An example of a teacher’s contract in 1847 stated “there would be a limit of 25 students. Six months of teaching would give the teacher pay of $2.50 per student per quarter or three months. Spelling, reading, writing, and the rudiments of arithmetic would be taught. Compensation would come in the form of cash, pork, beef hides, deer skins, mink skins, coon skins or any other fur if in good condition. Also jeans, cloth or young cattle one year old, a young beef steer or cow. Fuel furnished when needed at the school.” (Rural Schools and Communities in Cape Girardeau County by Christ-obel Lacy and Bob White.)

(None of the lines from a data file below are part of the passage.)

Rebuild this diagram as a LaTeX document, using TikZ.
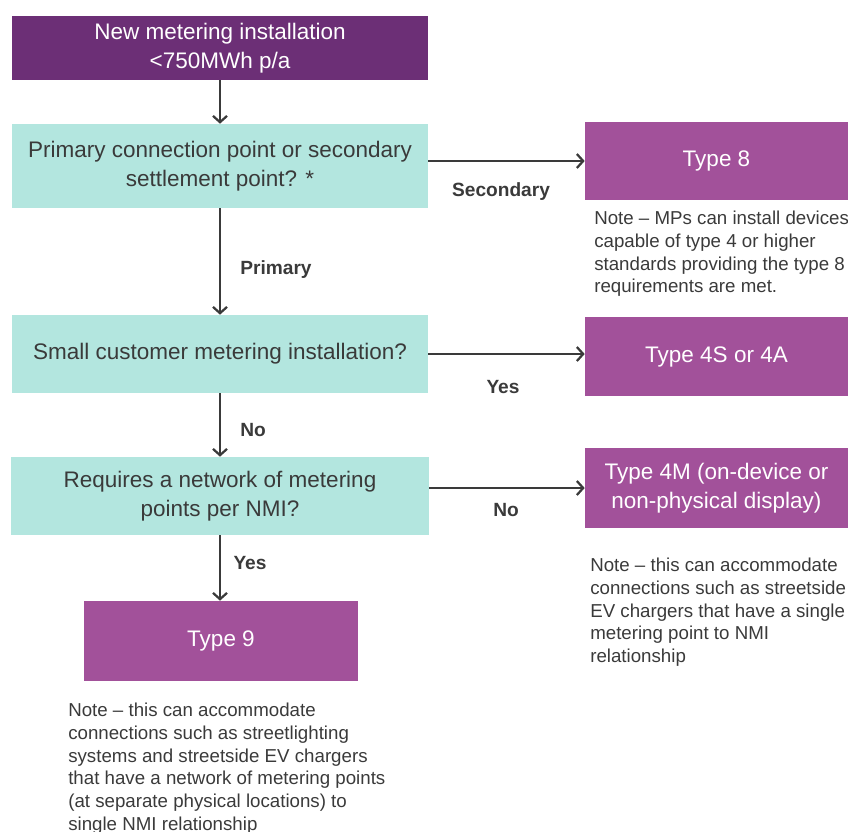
\documentclass[tikz,border=0pt]{standalone}
\usepackage{fontspec}
\setmainfont{Liberation Sans}
\usetikzlibrary{arrows.meta,positioning}
\definecolor{deeppurple}{HTML}{6C2F76}
\definecolor{midpurple}{HTML}{A2519A}
\definecolor{paleteal}{HTML}{B3E6DF}
\definecolor{inkgrey}{HTML}{3A3A3A}

\begin{document}
\begin{tikzpicture}[x=0.025cm,y=-0.025cm,
 question/.style={fill=paleteal,text=inkgrey,minimum width=10.4cm,minimum height=1.95cm,align=center,inner sep=2pt,font=\fontsize{16}{20.5}\selectfont},
 meter/.style={fill=midpurple,text=white,minimum width=6.575cm,minimum height=1.95cm,align=center,inner sep=2pt,font=\fontsize{16}{20.5}\selectfont},
 note/.style={anchor=north west,align=left,text=inkgrey,inner sep=0pt,font=\fontsize{13.3}{16.1}\selectfont},
 answer/.style={text=inkgrey,inner sep=0pt,font=\fontsize{13.6}{16}\selectfont\bfseries},
 flow/.style={draw=inkgrey,line width=1.6pt,-{Straight Barb[length=4.5pt,width=10pt]}}]
\useasboundingbox (0,0) rectangle (848,831);

% decision column
\node[question,fill=deeppurple,text=white,minimum height=1.575cm] (start) at (220,48) {New metering installation\\<750MWh p/a};
\node[question,minimum height=2.1cm] (q1) at (220,166) {Primary connection point or secondary\\settlement point? *};
\node[question] (q2) at (220,354) {Small customer metering installation?};
\node[question,minimum width=10.45cm] (q3) at (220,496) {Requires a network of metering\\points per NMI?};
\node[meter,minimum width=6.85cm,minimum height=2cm] (t9) at (221,641) {Type 9};

% meter types
\node[meter] (t8) at (716.5,161) {Type 8};
\node[meter,minimum height=1.975cm] (t4s) at (716.5,356.5) {Type 4S or 4A};
\node[meter,minimum height=2cm] (t4m) at (716.5,488) {Type 4M (on-device or\\non-physical display)};

% notes
\node[note] (n8) at (594,211) {Note -- MPs can install devices\\capable of type 4 or higher\\standards providing the type 8\\requirements are met.};
\node[note] (n4m) at (590,558) {Note -- this can accommodate\\connections such as streetside\\EV chargers that have a single\\metering point to NMI\\relationship};
\node[note] (n9) at (68,703) {Note -- this can accommodate\\connections such as streetlighting\\systems and streetside EV chargers\\that have a network of metering points\\(at separate physical locations) to\\single NMI relationship};

% connectors
\draw[flow] (start) -- (q1);
\draw[flow] (q1) -- (q2);
\draw[flow] (q2) -- (q3);
\draw[flow] (q3) -- (q3.south |- t9.north);
\draw[flow] (t8.west -| q1.east) -- (t8.west);
\draw[flow] (q2.east) -- (q2.east -| t4s.west);
\draw[flow] (t4m.west -| q3.east) -- (t4m.west);

% answers
\node[answer] (aSec) at (501,192) {Secondary};
\node[answer] (aPri) at (276,270) {Primary};
\node[answer] (aYes1) at (503,387) {Yes};
\node[answer] (aNo1) at (253,430) {No};
\node[answer] (aNo2) at (506,510) {No};
\node[answer] (aYes2) at (250,563) {Yes};
\end{tikzpicture}
\end{document}
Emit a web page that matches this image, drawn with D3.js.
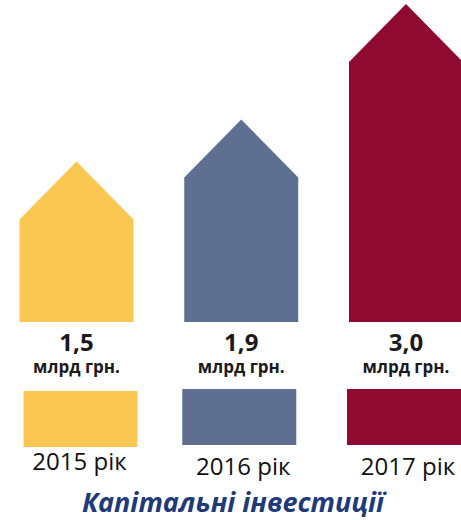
<!DOCTYPE html>
<html>
<head>
<meta charset="utf-8">
<script src="https://cdn.jsdelivr.net/npm/d3@7/dist/d3.min.js"></script>
<style>
    body { margin: 0; background: #fff; }
    svg { display: block; }
</style>
</head>
<body>
<script>
(function(){

    var years = ["2015 рік", "2016 рік", "2017 рік"];
    var values = [1.5, 1.9, 3.0];
    var valueLabels = ["1,5", "1,9", "3,0"];
    var unitLabel = "млрд грн.";
    var colors = ["#F9C752", "#5F6F92", "#8E0A31"];
    var title = "Капітальні інвестиції";

    window.onload = setChart();

    function setChart(){

        var width = 461,
            height = 520,
            baseY = 322,
            roof = 58;

        var svg = d3.select("body")
            .append("svg")
            .attr("width", width)
            .attr("height", height);

        var x = d3.scaleBand()
            .domain(years)
            .range([19.5, 463])
            .paddingInner(0.308)
            .paddingOuter(0);

        var y = d3.scaleLinear()
            .domain([0, 3.0])
            .range([319, 4]);

        var data = years.map(function(d, i){
            return {year: d, value: values[i], label: valueLabels[i], color: colors[i]};
        });

        // house shaped bars
        svg.selectAll(".bar")
            .data(data)
            .enter()
            .append("path")
            .attr("class", "bar")
            .attr("d", function(d){
                var x0 = x(d.year),
                    x1 = x0 + x.bandwidth(),
                    xc = (x0 + x1) / 2,
                    top = y(d.value);
                return "M" + x0 + "," + baseY +
                    "L" + x0 + "," + (top + roof) +
                    "L" + xc + "," + top +
                    "L" + x1 + "," + (top + roof) +
                    "L" + x1 + "," + baseY + "Z";
            })
            .style("fill", function(d){ return d.color; });

        // value labels
        svg.selectAll(".value")
            .data(data)
            .enter()
            .append("text")
            .attr("class", "value")
            .attr("x", function(d){ return x(d.year) + x.bandwidth() / 2; })
            .attr("y", 351)
            .attr("text-anchor", "middle")
            .style("font-family", "'Open Sans', sans-serif")
            .style("font-weight", "bold")
            .style("font-size", "24px")
            .style("fill", "#1a1a1a")
            .text(function(d){ return d.label; });

        svg.selectAll(".unit")
            .data(data)
            .enter()
            .append("text")
            .attr("class", "unit")
            .attr("x", function(d){ return x(d.year) + x.bandwidth() / 2; })
            .attr("y", 373)
            .attr("text-anchor", "middle")
            .style("font-family", "'Open Sans', sans-serif")
            .style("font-weight", "bold")
            .style("font-size", "17px")
            .style("fill", "#1a1a1a")
            .text(unitLabel);

        // legend swatches
        svg.selectAll(".swatch")
            .data(data)
            .enter()
            .append("rect")
            .attr("class", "swatch")
            .attr("x", function(d, i){ return x(d.year) + (i == 0 ? 4 : -2); })
            .attr("y", function(d, i){ return i == 0 ? 391 : 389; })
            .attr("width", x.bandwidth())
            .attr("height", 56)
            .style("fill", function(d){ return d.color; });

        svg.selectAll(".year")
            .data(data)
            .enter()
            .append("text")
            .attr("class", "year")
            .attr("x", function(d, i){ return x(d.year) + x.bandwidth() / 2 + (i == 0 ? 3 : 2); })
            .attr("y", function(d, i){ return i == 0 ? 470 : 475; })
            .attr("text-anchor", "middle")
            .style("font-family", "'Open Sans', sans-serif")
            .style("font-size", "24px")
            .style("fill", "#111")
            .text(function(d){ return d.year; });

        svg.append("text")
            .attr("class", "title")
            .attr("x", 233)
            .attr("y", 512)
            .attr("text-anchor", "middle")
            .style("font-family", "'Open Sans', sans-serif")
            .style("font-weight", "bold")
            .style("font-style", "italic")
            .style("font-size", "27px")
            .style("fill", "#1E3A78")
            .text(title);
    };

})();
</script>
</body>
</html>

Many schools did not remain open during the Civil War.
Jackson Public School
Following the war, the Jackson Public Schools were established in 1867. In the Jackson Magnet, the yearbook of Jackson High at the time, stated a three-year program began in 1903 in one classroom with one teacher. Lewis Reed was the first graduate in 1906. In 1909 the high school was moved into the Jackson Military Academy building where a four-year program was offered with multiple teachers. The elementary classes remain in the old building until 1881, with a new building constructed.
In 1920 the first part of the second high school building was constructed, with an addition in 1929. It stood until the next new high school was completed a few years ago. The football stadium was built by the WPA in the 1930s. Under the bleachers there originally was a cannery.
In 1954, approval was given by the State Board of Education for a reorganization plan consolidating the 17 smaller rural schools creating a Jackson Reorganized R-2 District of Cape Girardeau County. An election was called and was passed. Within a year, five more districts were added with Millersville joining in 1957.